Some people really have difficulty with this subject and we typically get a cheaper price, best quality, etc. This subject is so important and using words like “best quality” is something everyone uses. It has to be something that really stands out, and then we can discover ways to market you through your website.
Is the area you serve local, country-wide or international?
Search engine optimization is critical for most businesses, but there is a substantial difference in the amount of work – and therefore pricing – when getting top rankings for one city versus across the province/state, country or internationally. Even the size of the City will have a bearing on the price. If one city has 85-100 thousand population and another 2 million, getting your business to the top of search is going to take more work and time, in part due to the amount of competition.
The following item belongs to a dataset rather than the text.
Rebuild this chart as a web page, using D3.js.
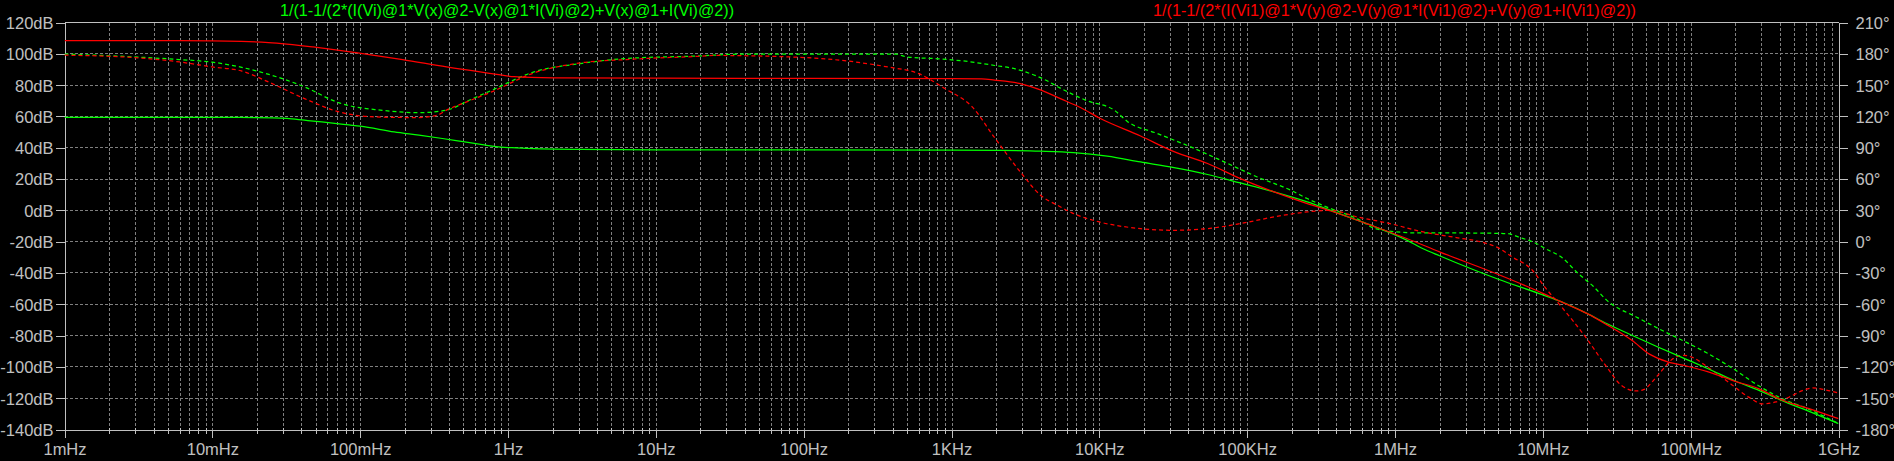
<!DOCTYPE html>
<html><head><meta charset="utf-8">
<script src="https://cdn.jsdelivr.net/npm/d3@7"></script>
<style>
html,body{margin:0;padding:0;background:#000;overflow:hidden}
svg{display:block;background:#000}
text{font-family:"Liberation Sans",Arial,sans-serif}
</style></head><body>
<svg id="chart" width="1894" height="461"></svg>
<script>
// ---- tick labels / categories ----
const freqTickValues = [1e-3,1e-2,1e-1,1,10,100,1e3,1e4,1e5,1e6,1e7,1e8,1e9];
const freqTickLabels = ["1mHz","10mHz","100mHz","1Hz","10Hz","100Hz","1KHz","10KHz","100KHz","1MHz","10MHz","100MHz","1GHz"];
const dbTicks = [120,100,80,60,40,20,0,-20,-40,-60,-80,-100,-120,-140];
const phaseTicks = [210,180,150,120,90,60,30,0,-30,-60,-90,-120,-150,-180];
const titleGreen = "1/(1-1/(2*(I(Vi)@1*V(x)@2-V(x)@1*I(Vi)@2)+V(x)@1+I(Vi)@2))";
const titleRed = "1/(1-1/(2*(I(Vi1)@1*V(y)@2-V(y)@1*I(Vi1)@2)+V(y)@1+I(Vi1)@2))";

// ---- series: green magnitude (dB) ----
const greenMagFreq = [0.001,0.01,0.02,0.032,0.042,0.055,0.084,0.1,0.17,0.25,0.36,0.51,0.67,0.83,1.06,1.67,3.1,10,100,1000,2000,4000,6700,11300,19000,32000,54000,90000,152000,255000,367000,555000,720000,1.2e6,1.55e6,2e6,5e6,1e7,1.34e7,2e7,2.7e7,4e7,6e7,9.1e7,1.3e8,2e8,2.9e8,4e8,6.7e8,1e9];
const greenMagDb = [59.4,59.4,59.3,58.7,57.6,56.5,54.6,53.8,50.1,48.0,45.9,43.7,42.0,40.7,40.0,39.2,38.9,38.7,38.6,38.5,38.3,37.8,36.9,34.6,30.9,27.3,22.9,17.5,11.8,5.4,0,-6.3,-10.2,-19,-24.5,-29,-44,-54,-58.5,-66,-72.3,-79.8,-87.3,-94.7,-101,-109,-115,-120.9,-129.4,-136.2];

// ---- series: red magnitude (dB) ----
const redMagFreq = [0.001,0.006,0.0157,0.024,0.048,0.096,0.194,0.384,0.775,1.1,2,10,100,1000,1600,1950,3000,4000,5400,7500,10000,19000,32000,54000,90000,152000,255000,367000,720000,1.2e6,2e6,5e6,1e7,1.3e7,2e7,2.7e7,4e7,5.3e7,7e7,9.5e7,1.3e8,2e8,2.9e8,4e8,6.7e8,1e9];
const redMagDb = [108.5,108.4,107.9,107.2,104.4,100.6,96.3,91.6,87.4,85.4,84.7,84.4,84.3,84.2,84.0,83.2,80.7,77,71.5,65.5,59,47.5,37.5,29.9,20.3,11.8,4.3,-0.4,-10.2,-18,-26.5,-41,-53,-58,-66,-73,-83,-92,-96.8,-99.6,-103,-109.2,-114,-120.5,-127.5,-133];

// ---- series: green phase (deg) ----
const greenPhFreq = [0.001,0.003,0.006,0.01,0.021,0.042,0.072,0.137,0.254,0.384,0.546,0.775,1.5,3.1,6.3,20,35,420,500,810,1300,1960,2700,3200,4400,5400,8200,12700,15400,24700,41500,70000,117000,197000,255000,367000,555000,720000,1e6,1.5e6,3e6,5.7e6,7e6,9.1e6,1.05e7,1.34e7,1.72e7,2.2e7,2.7e7,4.4e7,6e7,9.5e7,1.3e8,1.95e8,2.88e8,3.95e8,6.4e8,1e9];
const greenPh = [179.8,177,174.5,172,162.7,148.3,133,126,123.6,126,135.5,145,162.7,170.7,175.5,178,179.6,179.6,177,175.2,172.6,168.8,165.6,162.4,154.4,147.4,135.2,125.7,115.4,103.6,90.8,76.4,62,49.3,41.3,31.7,22,13,9.5,8.3,8.3,7.7,4,-2,-7,-15,-30,-43,-56,-73,-83,-97,-107,-122,-138,-149,-161,-174.3];

// ---- series: red phase (deg) ----
const redPhFreq = [0.001,0.003,0.006,0.01,0.0157,0.024,0.042,0.072,0.127,0.24,0.33,0.384,0.546,0.775,1.5,3.1,6.3,20,25,82,200,370,600,900,1380,1940,2980,4000,5200,6700,10000,19000,32000,54000,90000,152000,255000,367000,555000,925000,1.55e6,2.6e6,4e6,5.1e6,6.2e6,8.5e6,1.03e7,1.34e7,1.96e7,2.7e7,3.4e7,4.3e7,4.8e7,6e7,7.6e7,8.9e7,1.04e8,1.3e8,1.8e8,2.47e8,3.07e8,3.78e8,4.62e8,5.7e8,6.7e8,8e8,1e9];
const redPh = [178.7,176.3,172.2,167.4,163.6,153,137.1,124.3,119.5,118.9,121.1,126,134.9,143.5,161.7,171.3,174.5,177.7,178.4,177,173,167.4,161,146.7,129.1,100.4,65.3,44.5,34.9,26.9,18.9,12.5,10.9,12.5,17.3,23.7,28.5,30,23.7,17.3,9.3,3.9,-1,-6.6,-14.6,-27.4,-43.4,-62.6,-92,-120,-137.7,-143.1,-141.8,-128.1,-112.1,-108.9,-111.2,-120.1,-134.5,-149,-155.5,-153.6,-149.1,-142.7,-140.2,-141.8,-145];

// ---- layout ----
const L = 64.5, R = 1838.5, T = 22.5, B = 429.5;
const AXIS = "#c0c0c0", GRID = "#7f7f7f", GREEN = "#00ff00", RED = "#ff0000";
const FS = "16.5px";

const svg = d3.select("#chart");
const x = d3.scaleLog().domain([1e-3, 1e9]).range([L, R]);
const yDb = d3.scaleLinear().domain([-140, 120]).range([B, T]);
const yPh = d3.scaleLinear().domain([-180, 210]).range([B, T]);

// minor values
const minorVals = [];
for (let e = -3; e < 9; e++) for (let m = 2; m <= 9; m++) minorVals.push(m * Math.pow(10, e));
const gridX = minorVals.concat(freqTickValues.slice(1, -1));

// grid
const g = svg.append("g").attr("shape-rendering", "crispEdges");
g.selectAll("line.vx").data(gridX).join("line")
  .attr("x1", d => Math.round(x(d)) + 0.5).attr("x2", d => Math.round(x(d)) + 0.5)
  .attr("y1", T).attr("y2", B)
  .attr("stroke", GRID).attr("stroke-dasharray", "3,2");
g.selectAll("line.hy").data(dbTicks.slice(1, -1)).join("line")
  .attr("x1", L).attr("x2", R)
  .attr("y1", d => Math.round(yDb(d) - 0.5) + 0.5).attr("y2", d => Math.round(yDb(d) - 0.5) + 0.5)
  .attr("stroke", GRID).attr("stroke-dasharray", "3,2");

// frame top
svg.append("line").attr("x1", L).attr("x2", R).attr("y1", T).attr("y2", T)
  .attr("stroke", AXIS).attr("shape-rendering", "crispEdges");

function styleAxis(sel) {
  sel.attr("shape-rendering", "crispEdges");
  sel.select(".domain").attr("stroke", AXIS);
  sel.selectAll(".tick line").attr("stroke", AXIS);
  sel.selectAll(".tick text").attr("fill", AXIS).style("font-size", FS)
    .style("font-family", '"Liberation Sans", Arial, sans-serif');
}

// left axis
const ax1 = svg.append("g").attr("transform", `translate(${L},0)`)
  .call(d3.axisLeft(yDb).tickValues(dbTicks).tickFormat(d => d + "dB").tickSize(9).tickSizeOuter(0).tickPadding(2));
styleAxis(ax1);
ax1.selectAll(".tick text").attr("dy", "0.36em");

// right axis
const ax2 = svg.append("g").attr("transform", `translate(${R},0)`)
  .call(d3.axisRight(yPh).tickValues(phaseTicks).tickFormat(d => d + "°").tickSize(9).tickSizeOuter(0).tickPadding(8));
styleAxis(ax2);
ax2.selectAll(".tick text").attr("dy", "0.36em");

// bottom minor ticks
const ax3m = svg.append("g").attr("transform", `translate(0,${B})`)
  .call(d3.axisBottom(x).tickValues(minorVals).tickFormat("").tickSize(4).tickSizeOuter(0));
styleAxis(ax3m);
ax3m.selectAll(".tick line").attr("y1", -2);

// bottom major
const ax3 = svg.append("g").attr("transform", `translate(0,${B})`)
  .call(d3.axisBottom(x).tickValues(freqTickValues).tickFormat((d, i) => freqTickLabels[i]).tickSize(8).tickSizeOuter(0));
styleAxis(ax3);
ax3.selectAll(".tick text").attr("y", 25.5).attr("dy", 0);

// traces
svg.append("clipPath").attr("id", "pc").append("rect")
  .attr("x", L).attr("y", T - 2).attr("width", R - L).attr("height", B - T + 4);
const traces = svg.append("g").attr("clip-path", "url(#pc)");

function drawTrace(fs, vs, yScale, color, dashed) {
  const pts = fs.map((f, i) => [f, vs[i]]);
  const line = d3.line().x(d => x(d[0])).y(d => yScale(d[1])).curve(d3.curveMonotoneX);
  traces.append("path").attr("d", line(pts)).attr("fill", "none")
    .attr("stroke", color).attr("stroke-width", 1.25)
    .attr("stroke-dasharray", dashed ? "4,3" : null);
}
drawTrace(greenPhFreq, greenPh, yPh, GREEN, true);
drawTrace(redPhFreq, redPh, yPh, RED, true);
drawTrace(greenMagFreq, greenMagDb, yDb, GREEN, false);
drawTrace(redMagFreq, redMagDb, yDb, RED, false);

// titles
svg.append("text").attr("x", 280).attr("y", 16).text(titleGreen)
  .attr("fill", GREEN).style("font-size", "16px")
  .attr("textLength", 454).attr("lengthAdjust", "spacingAndGlyphs");
svg.append("text").attr("x", 1153).attr("y", 16).text(titleRed)
  .attr("fill", RED).style("font-size", "16px")
  .attr("textLength", 483).attr("lengthAdjust", "spacingAndGlyphs");
</script>
</body></html>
Does the company you’re considering understand this, and do they discuss these challenges and potential solutions with you? Or are they just in it for the buck?
Are you intending to sell, and accept payments for your products online via your website?
This subject covers a lot of discussion from types of products, shipping destinations, shipping rates, return policies, merchant accounts, shopping carts and more.
What is your goal?
Your goal is not to simply “make money” although that is definitely an important by-product of your goals. A real understanding of your true goals is not only to understand the financial aspects of your business plan but more importantly what drives you and your company? What do you hope to achieve? What do you want to be able to look back on your personal and business career and say about what you accomplished? Have you created an exit plan for your retirement? What do you want to do with your company? Is it a legacy to pass on, or a turnkey solution to replicate, franchise and sell?
What is your timeline?
Every person and every business has a different set of goals and a different timeline in which you want to achieve those goals. A clear understanding of your timeline affects your responsiveness and priorities; which then affects our (or anyone else’s) ability to hand you a completed project. Have you put things off and now you need it completed yesterday? Or do you have time to take a more relaxed, thorough approach?
Are you writing the content?
What quantity of pages do you want to include? Pages like “About Us”, “Home”, “Services” and “Contact” are some of the most obvious, but are by no means the limit of what is recommended or useful to your clients, but creating these pages can be harder than you think! You may also simply not have the time to do the writing, or not be confident in your written communication. This is where paid content writing or consultation services come in. A confident, educated and skilled web design company will offer consultations on how to best fill your content needs, which can involve brainstorming meetings that provide inspiration and unique ideas through this consultative process.
Do you have testimonials or reviews?
Did you know reviews have such a powerful influence on potential customers that reviews are considered to be advertising? As much as 80% of smart consumers research “reviews and complaints” to see what others are saying about any given company online prior to making a decision. While it’s important to scatter reviews throughout your website pages (1 or 2 per strategically chosen page is all you need) just having reviews on your own website is not enough. People don’t trust reviews on your site – after all, you own it and no one is going to say anything negative about themselves! This is why it is so important to encourage positive user reviews [and manage any bad ones!] at secondary locations for REAL reviews, that have far more influence. People trust reviews on Google to be real and unbiased consumer reviews more than anywhere else. Make sure you discuss any positive or negative online reputation management with the company you’re considering!